Numeric Solution of Advection-Diffusion Equations by a Discrete Time Random Walk Scheme

TL;DR

This paper introduces a stable, easy-to-implement explicit numerical scheme for solving non-linear advection-diffusion equations with shocks, based on a discrete time and space stochastic process.

Contribution

It presents a novel stochastic process-based scheme that guarantees stability and accuracy for equations with shocks, overcoming limitations of traditional finite difference methods.

Findings

The scheme is stable for non-linear advection-diffusion equations.

Examples demonstrate the scheme's effectiveness in handling shocks.

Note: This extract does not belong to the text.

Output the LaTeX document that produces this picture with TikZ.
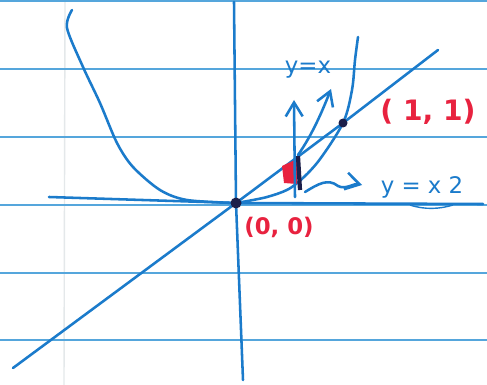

The stochastic process formulation is crucial for stability and accuracy.

Abstract

Explicit numerical finite difference schemes for partial differential equations are well known to be easy to implement but they are particularly problematic for solving equations whose solutions admit shocks, blowups and discontinuities. Here we present an explicit numerical scheme for solving non-linear advection-diffusion equations admitting shock solutions that is both easy to implement and stable. The numerical scheme is obtained by considering the continuum limit of a discrete time and space stochastic process for non-linear advection-diffusion. The stochastic process is well posed and this guarantees the stability of the scheme. Several examples are provided to highlight the importance of the formulation of the stochastic process in obtaining a stable and accurate numerical scheme.